At the federal level, the Department of Health and Human Services uses a Palantir-designed system called Tiberius to plan vaccine allocation. At the same time, the Centers for Disease Control and Prevention’s VTrckS helps states order vaccines. Both digital systems are constantly being fed data from a variety of sources. The number-crunching involves census data, reports of which areas have clusters of health care workers and elderly people, and information about which places have cold freezers.
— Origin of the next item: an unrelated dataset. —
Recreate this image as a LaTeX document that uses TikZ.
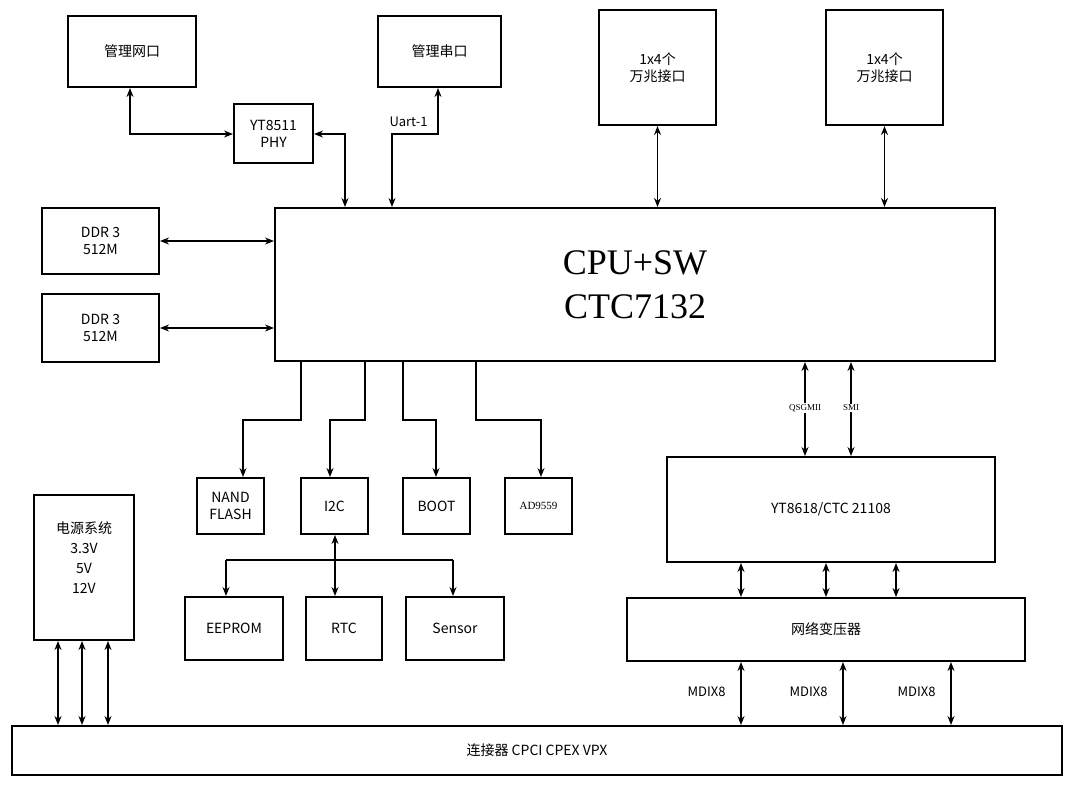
\documentclass[tikz,border=0pt]{standalone}
\usepackage{fontspec}
\setmainfont{Noto Sans CJK SC}
\newfontfamily\serifx{Liberation Serif}
\usetikzlibrary{arrows.meta}
\begin{document}
\begin{tikzpicture}[x=1pt,y=-1pt,
 bx/.style={draw,line width=2pt,inner sep=0pt,align=center,font=\fontsize{14}{17}\selectfont},
 ar/.style={line width=1.4pt,-{Stealth[length=9pt,width=7pt]}},
 da/.style={line width=1.4pt,{Stealth[length=9pt,width=7pt]}-{Stealth[length=9pt,width=7pt]}},
 ln/.style={line width=1.4pt},
 lb/.style={font=\fontsize{13}{15}\selectfont}]
\useasboundingbox (0,0) rectangle (1073,809);
\newcommand{\bxat}[4]{\node[bx,minimum width={#3-#1},minimum height={#4-#2}] at ({(#1+#3)/2},{(#2+#4)/2})}
\bxat{68}{16}{196}{87} (mgn) {管理网口};
\bxat{378}{16}{501}{87} (mgs) {管理串口};
\bxat{234}{104}{313}{163} (phy) {YT8511\\PHY};
\bxat{599}{10}{716}{125} (p1) {1x4个\\万兆接口};
\bxat{826}{10}{943}{125} (p2) {1x4个\\万兆接口};
\bxat{275}{208}{995}{361} (cpu) {};
\node[font=\serifx\fontsize{36}{44}\selectfont,align=center] at (635,285) {CPU+SW\\CTC7132};
\bxat{42}{208}{159}{274} (d1) {DDR 3\\512M};
\bxat{42}{294}{159}{362} (d2) {DDR 3\\512M};
\bxat{197}{478}{264}{534} (nand) {NAND\\FLASH};
\bxat{301}{478}{368}{534} (i2c) {I2C};
\bxat{403}{478}{470}{534} (boot) {BOOT};
\bxat{505}{478}{572}{534} (ad) {\serifx\fontsize{11}{13}\selectfont AD9559};
\bxat{34}{495}{134}{640} (pwr) {};
\node[font=\fontsize{14}{20}\selectfont,align=center,anchor=north] at (84,518) {电源系统\\3.3V\\5V\\12V};
\bxat{185}{597}{283}{660} (ee) {EEPROM};
\bxat{306}{597}{382}{660} (rtc) {RTC};
\bxat{406}{597}{504}{660} (sen) {Sensor};
\bxat{667}{457}{995}{562} (yt) {YT8618/CTC 21108};
\bxat{627}{598}{1025}{661} (tr) {网络变压器};
\bxat{12}{726}{1062}{775} (con) {连接器 CPCI CPEX VPX};
% top connections
\draw[da] (mgn.south -| 130,0) |- (phy.west |- 0,134);
\draw[da] (phy.east |- 0,134) -| (cpu.north -| 345,0);
\draw[da] (mgs.south -| 438,0) |- (392,134) -- (cpu.north -| 392,0);
\node[lb,anchor=west] at (386,122) {Uart-1};
\draw[da] (p1.south) -- (cpu.north -| p1.south);
\draw[da] (p2.south) -- (cpu.north -| p2.south);
\draw[da] (d1.east) -- (cpu.west |- d1.east);
\draw[da] (d2.east) -- (cpu.west |- d2.east);
% down
\draw[ar] (cpu.south -| 301,0) |- (243,420) -- (nand.north -| 243,0);
\draw[ar] (cpu.south -| 365,0) |- (330,420) -- (i2c.north -| 330,0);
\draw[ar] (cpu.south -| 403,0) |- (436,420) -- (boot.north -| 436,0);
\draw[ar] (cpu.south -| 476,0) |- (541,420) -- (ad.north -| 541,0);
\draw[da] (cpu.south -| 805,0) -- (yt.north -| 805,0);
\draw[da] (cpu.south -| 851,0) -- (yt.north -| 851,0);
\node[fill=white,inner sep=1pt,font=\serifx\fontsize{9}{11}\selectfont] at (805,408) {QSGMII};
\node[fill=white,inner sep=1pt,font=\serifx\fontsize{9}{11}\selectfont] at (851,408) {SMI};
% i2c tree
\draw[da] (i2c.south -| 335,0) -- (rtc.north -| 335,0);
\coordinate (bl) at (226,560); \coordinate (br) at (453,560);
\draw[ln] (bl) -- (br);
\draw[ar] (bl) -- (ee.north -| bl);
\draw[ar] (br) -- (sen.north -| br);
% yt to tr
\foreach \x in {741,826,896} \draw[da] (yt.south -| \x,0) -- (tr.north -| \x,0);
\foreach \x in {741,843,951} {\draw[da] (tr.south -| \x,0) -- (con.north -| \x,0);
 \node[lb,anchor=east] at (\x-12,692) {MDIX8};}
\foreach \x in {58,82,108} \draw[da] (pwr.south -| \x,0) -- (con.north -| \x,0);
\end{tikzpicture}
\end{document}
“When thinking about the utility of the system, it’s worth noting that many health departments have a shallow bench of tech-savvy employees who can easily navigate data-heavy systems,” Ferguson and Hao wrote. In addition to Tiberius and VTrckS, there are dozens of other technical systems at play, and some clinic workers are still entering vaccination records by hand.
Actually getting the vaccines into people’s arms is the trickiest part. There’s a mixed bag of systems across jurisdictions for scheduling vaccinations and keeping track of who’s been vaccinated. Scheduling through an online system requires digital literacy that not all elderly people possess, and call centers set up as alternatives are quickly overwhelmed.